Alright, privilege checked. Now what?

White and/or male and/or straight (and/or cis)? Better check that privilege!

Realize that your whiteness, maleness, straightness, and cisness have afforded you liberties and freedoms that people who cannot identify as such demographics don’t universally have the same liberties and freedoms that you do.

As a white person, you’re less likely to have racial slurs barraged at you.

As a man, you’re less likely to get sexualized for the clothes you wear.

As a straight person, you can marry your opposite sex partner any time you want in any state you want.

As a cis person, you don’t have to deal with gender dysphoria.

Cool. Got it. Now that I know these things, what do you want me to do with such self discovery, exactly? What good has “checking my privilege” done for myself, or anyone else?
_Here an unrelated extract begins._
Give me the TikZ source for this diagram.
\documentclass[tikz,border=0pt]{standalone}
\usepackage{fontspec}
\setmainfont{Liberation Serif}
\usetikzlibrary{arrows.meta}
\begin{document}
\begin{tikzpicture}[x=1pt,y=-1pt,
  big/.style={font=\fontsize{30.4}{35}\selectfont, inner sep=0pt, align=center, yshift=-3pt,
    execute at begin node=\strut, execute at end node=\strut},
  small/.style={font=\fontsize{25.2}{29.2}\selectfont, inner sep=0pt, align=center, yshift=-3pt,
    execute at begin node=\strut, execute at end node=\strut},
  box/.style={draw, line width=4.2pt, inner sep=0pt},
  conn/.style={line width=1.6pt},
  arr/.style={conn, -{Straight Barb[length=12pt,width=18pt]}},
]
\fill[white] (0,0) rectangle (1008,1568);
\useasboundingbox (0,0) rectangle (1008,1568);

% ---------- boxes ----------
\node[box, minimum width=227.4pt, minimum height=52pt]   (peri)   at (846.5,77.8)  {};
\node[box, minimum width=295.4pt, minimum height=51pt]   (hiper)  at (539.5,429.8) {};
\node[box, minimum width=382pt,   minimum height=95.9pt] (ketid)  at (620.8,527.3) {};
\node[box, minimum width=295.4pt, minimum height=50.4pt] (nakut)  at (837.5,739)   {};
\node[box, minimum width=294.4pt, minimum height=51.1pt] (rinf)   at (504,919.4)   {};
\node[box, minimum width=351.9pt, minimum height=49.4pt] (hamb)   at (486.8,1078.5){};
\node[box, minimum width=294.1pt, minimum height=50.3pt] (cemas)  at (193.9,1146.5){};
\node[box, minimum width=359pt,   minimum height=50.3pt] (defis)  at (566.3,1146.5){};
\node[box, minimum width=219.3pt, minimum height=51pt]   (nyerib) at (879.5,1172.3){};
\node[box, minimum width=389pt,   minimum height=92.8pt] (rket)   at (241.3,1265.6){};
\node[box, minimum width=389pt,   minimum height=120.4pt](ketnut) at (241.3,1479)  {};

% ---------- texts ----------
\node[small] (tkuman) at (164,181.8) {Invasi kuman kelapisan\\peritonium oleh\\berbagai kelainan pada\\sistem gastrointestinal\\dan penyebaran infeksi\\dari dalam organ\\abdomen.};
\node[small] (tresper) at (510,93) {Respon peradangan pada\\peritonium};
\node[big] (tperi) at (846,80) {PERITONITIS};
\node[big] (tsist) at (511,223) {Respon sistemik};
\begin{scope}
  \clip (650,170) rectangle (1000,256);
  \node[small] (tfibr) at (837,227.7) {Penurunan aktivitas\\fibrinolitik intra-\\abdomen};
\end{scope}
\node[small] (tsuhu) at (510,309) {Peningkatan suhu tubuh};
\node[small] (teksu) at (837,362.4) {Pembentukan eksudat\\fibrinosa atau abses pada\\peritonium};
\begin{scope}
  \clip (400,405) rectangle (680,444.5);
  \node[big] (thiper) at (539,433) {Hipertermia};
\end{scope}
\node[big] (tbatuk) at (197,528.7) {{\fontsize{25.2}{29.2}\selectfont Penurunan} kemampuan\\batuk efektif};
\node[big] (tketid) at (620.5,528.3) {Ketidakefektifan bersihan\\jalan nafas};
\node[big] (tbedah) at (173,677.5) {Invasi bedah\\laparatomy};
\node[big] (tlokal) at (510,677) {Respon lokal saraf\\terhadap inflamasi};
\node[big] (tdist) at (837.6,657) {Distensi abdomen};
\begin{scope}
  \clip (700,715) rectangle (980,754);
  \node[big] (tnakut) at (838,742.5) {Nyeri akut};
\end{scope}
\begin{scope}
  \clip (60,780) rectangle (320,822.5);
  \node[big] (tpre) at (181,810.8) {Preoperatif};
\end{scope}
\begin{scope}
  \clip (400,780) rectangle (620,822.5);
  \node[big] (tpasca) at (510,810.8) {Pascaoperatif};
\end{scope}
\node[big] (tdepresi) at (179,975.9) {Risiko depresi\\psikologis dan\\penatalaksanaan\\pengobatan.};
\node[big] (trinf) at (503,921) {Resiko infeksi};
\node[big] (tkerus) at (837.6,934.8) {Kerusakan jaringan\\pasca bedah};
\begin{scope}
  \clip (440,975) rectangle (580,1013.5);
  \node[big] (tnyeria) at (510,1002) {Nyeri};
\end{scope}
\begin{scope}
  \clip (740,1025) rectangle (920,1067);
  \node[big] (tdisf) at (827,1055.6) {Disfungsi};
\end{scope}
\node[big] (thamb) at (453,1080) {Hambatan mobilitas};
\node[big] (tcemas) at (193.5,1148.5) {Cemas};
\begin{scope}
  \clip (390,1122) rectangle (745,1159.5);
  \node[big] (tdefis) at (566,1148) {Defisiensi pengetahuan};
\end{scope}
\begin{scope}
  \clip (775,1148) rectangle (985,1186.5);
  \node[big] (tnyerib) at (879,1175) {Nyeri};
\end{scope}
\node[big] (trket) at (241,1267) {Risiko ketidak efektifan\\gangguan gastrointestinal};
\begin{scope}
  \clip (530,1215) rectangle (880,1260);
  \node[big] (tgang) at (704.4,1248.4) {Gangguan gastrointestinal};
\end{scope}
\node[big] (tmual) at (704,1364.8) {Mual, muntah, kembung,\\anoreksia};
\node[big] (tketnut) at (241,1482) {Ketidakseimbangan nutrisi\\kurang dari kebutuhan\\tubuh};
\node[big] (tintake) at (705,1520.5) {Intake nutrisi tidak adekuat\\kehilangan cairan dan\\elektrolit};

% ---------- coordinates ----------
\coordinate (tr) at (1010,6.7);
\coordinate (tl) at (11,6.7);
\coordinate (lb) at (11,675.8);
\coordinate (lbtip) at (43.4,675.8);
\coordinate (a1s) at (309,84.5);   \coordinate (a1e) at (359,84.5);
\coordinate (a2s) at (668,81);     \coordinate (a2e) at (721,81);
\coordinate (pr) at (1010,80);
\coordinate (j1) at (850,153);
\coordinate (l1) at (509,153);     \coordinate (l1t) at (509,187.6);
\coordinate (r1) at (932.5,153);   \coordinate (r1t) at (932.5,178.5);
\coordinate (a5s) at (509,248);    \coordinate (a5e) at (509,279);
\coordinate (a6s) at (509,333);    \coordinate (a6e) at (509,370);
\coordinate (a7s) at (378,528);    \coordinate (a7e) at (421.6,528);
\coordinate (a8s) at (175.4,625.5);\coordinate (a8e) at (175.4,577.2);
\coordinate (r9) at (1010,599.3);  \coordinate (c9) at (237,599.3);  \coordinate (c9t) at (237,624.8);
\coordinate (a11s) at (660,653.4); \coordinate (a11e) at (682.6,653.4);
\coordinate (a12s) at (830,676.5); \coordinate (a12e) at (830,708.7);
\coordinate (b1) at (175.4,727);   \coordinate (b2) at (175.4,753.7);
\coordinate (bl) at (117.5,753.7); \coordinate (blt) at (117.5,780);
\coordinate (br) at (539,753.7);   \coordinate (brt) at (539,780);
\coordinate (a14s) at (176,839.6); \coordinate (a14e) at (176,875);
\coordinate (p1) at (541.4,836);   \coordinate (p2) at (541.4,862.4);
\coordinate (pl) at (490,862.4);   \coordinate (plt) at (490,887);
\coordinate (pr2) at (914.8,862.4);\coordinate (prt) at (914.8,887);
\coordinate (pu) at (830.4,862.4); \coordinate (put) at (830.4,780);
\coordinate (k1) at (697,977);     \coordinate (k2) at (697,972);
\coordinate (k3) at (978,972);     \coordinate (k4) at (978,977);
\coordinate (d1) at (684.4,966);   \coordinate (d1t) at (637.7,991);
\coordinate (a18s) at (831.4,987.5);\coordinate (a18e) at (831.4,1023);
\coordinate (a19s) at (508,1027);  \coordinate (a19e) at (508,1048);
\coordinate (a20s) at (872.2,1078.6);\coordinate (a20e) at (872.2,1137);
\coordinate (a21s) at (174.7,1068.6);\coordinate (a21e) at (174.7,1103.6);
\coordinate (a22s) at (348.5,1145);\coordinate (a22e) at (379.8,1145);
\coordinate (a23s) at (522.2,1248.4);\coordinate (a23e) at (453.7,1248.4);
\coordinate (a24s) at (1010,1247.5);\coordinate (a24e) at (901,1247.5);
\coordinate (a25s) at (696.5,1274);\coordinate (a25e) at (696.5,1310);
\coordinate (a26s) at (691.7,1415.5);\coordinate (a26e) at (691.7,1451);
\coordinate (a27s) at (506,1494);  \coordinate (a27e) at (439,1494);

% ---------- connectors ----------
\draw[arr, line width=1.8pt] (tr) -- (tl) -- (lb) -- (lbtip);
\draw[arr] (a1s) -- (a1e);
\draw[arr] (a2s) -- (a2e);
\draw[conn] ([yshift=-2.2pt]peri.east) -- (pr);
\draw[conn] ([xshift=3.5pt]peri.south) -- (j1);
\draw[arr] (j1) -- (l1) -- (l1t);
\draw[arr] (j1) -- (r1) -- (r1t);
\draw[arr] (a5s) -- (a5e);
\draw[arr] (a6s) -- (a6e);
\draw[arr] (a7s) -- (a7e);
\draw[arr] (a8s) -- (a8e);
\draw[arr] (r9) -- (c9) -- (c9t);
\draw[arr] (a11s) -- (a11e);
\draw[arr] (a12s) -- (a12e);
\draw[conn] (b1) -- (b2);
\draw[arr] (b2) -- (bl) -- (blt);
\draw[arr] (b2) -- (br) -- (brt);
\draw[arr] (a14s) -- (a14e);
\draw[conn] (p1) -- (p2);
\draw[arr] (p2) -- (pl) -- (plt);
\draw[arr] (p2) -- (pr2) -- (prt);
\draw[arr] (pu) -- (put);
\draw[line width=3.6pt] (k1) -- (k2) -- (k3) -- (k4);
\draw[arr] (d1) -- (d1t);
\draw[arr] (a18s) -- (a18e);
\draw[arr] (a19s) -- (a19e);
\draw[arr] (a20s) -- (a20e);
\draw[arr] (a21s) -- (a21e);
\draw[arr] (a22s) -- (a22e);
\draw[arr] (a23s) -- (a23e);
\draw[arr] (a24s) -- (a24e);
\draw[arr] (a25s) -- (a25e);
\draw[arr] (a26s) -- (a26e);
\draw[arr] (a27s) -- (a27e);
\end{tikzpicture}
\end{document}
There’s a reason why these people want you to check your privilege. They don’t want you to actually do some self reflecting on how good you have it, and recognize the ways others do not. They want to make thinking for yourself a moral crime. They want to control your language.

When someone makes themselves out to be a victim, an oppressed person, they’ve already established themselves on a moral high ground where criticizing them is unethical and abusive. That’s where checking your privilege comes into play. If you have no privilege to check, your opinions have free reign - and when your opinions are touted against an opponent who has been shouted down to not being allowed to have one, you’ve already won the battle.

Well, for one, I won’t check any of these supposed privileges I hold so long as you don’t check your first world privilege. Two, I won’t check these privileges as a means to undermine the value of my opinion for a few reasons. I’m an adult. I’m a living person. I live in a part of the planet where my voice and my expression, as well as your own, is virtually free to use. It has nothing to do with whether I may or may not be white, male, or straight. Those are stupid reasons to not express an opinion, or to recite facts. You possibly having it worse than me at any part in your life also does not warrant my censorship. The fact that I’m alive and have the capacity to think for myself is a good enough reason to express what I think, what I know, and even sometimes what I believe.

Privilege checking is meant to be nothing more than a mechanism for shame and dissent.